L'Europe en signal fort, très fort !

Par Philippe Cahen  |   |  469  mots
Les événements d'Ukraine sont une occasion unique pour l'Europe de prouver son identité.

On ne peut pas dire que l'UE ait saisi la balle au bond. Créée pour qu'il n'y ait plus de conflits européens, l'Union est une structure démocratique étouffée par l'absence de moyens de décision rapide. Comme en 1995 dans l'ex-Yougoslavie, l'Union a besoin de l'intervention des États-Unis comme leader régional.
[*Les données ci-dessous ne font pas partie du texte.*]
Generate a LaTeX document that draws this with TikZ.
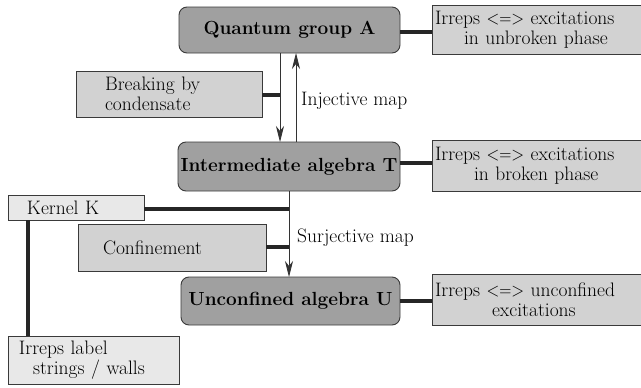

Or, ce qui se passe est typique des signaux faibles : personne n'a vu venir un potentiel conflit militaire direct entre la Russie et un pays du continent européen. Pourtant, à l'été 2008, les bruits de bottes en Abkhazie et en Ossétie du Sud étaient un signal fort de la revendication russe de domination sur des territoires à dominante de peuplement russe.

Typiquement, un signal faible doit être en position d'éveil et non de veille : quels sont les territoires à dominante de population russe ? Liste faite (est de l'Ukraine, Transnistrie, Moldavie, pays Baltes, voire Odessa), se préparer à réagir est le propre de la méthode des signaux faibles.

Ce mois de mars, la Russie a donc « capturé » la Crimée en s'appuyant sur un référendum dont le choix était : « Êtes-vous pour les Russes ou pour les Russes ? »

Le résultat stalinien (96 % de « oui ») a été soutenu par les protostaliniens hors de Russie, y compris français, laissant entendre des opinions (les opposants sont nécessairement des nazis soutenus par l'étranger), que l'on croyait définitivement oubliées avec la chute de l'URSS...

Pour éviter une confrontation armée, l'arme économique est là. Le point faible russe est l'énergie, qui lui apporte le tiers du PIB fédéral. Chaque pays européen a une autre politique énergétique. Limiter l'importation de pétrole et de gaz russes ne peut se faire qu'en important du gaz de schiste et du charbon américain, en augmentant l'énergie nucléaire et les énergies renouvelables. Ce processus est très lent. Autant dire que l'Europe en est loin, et la France très loin.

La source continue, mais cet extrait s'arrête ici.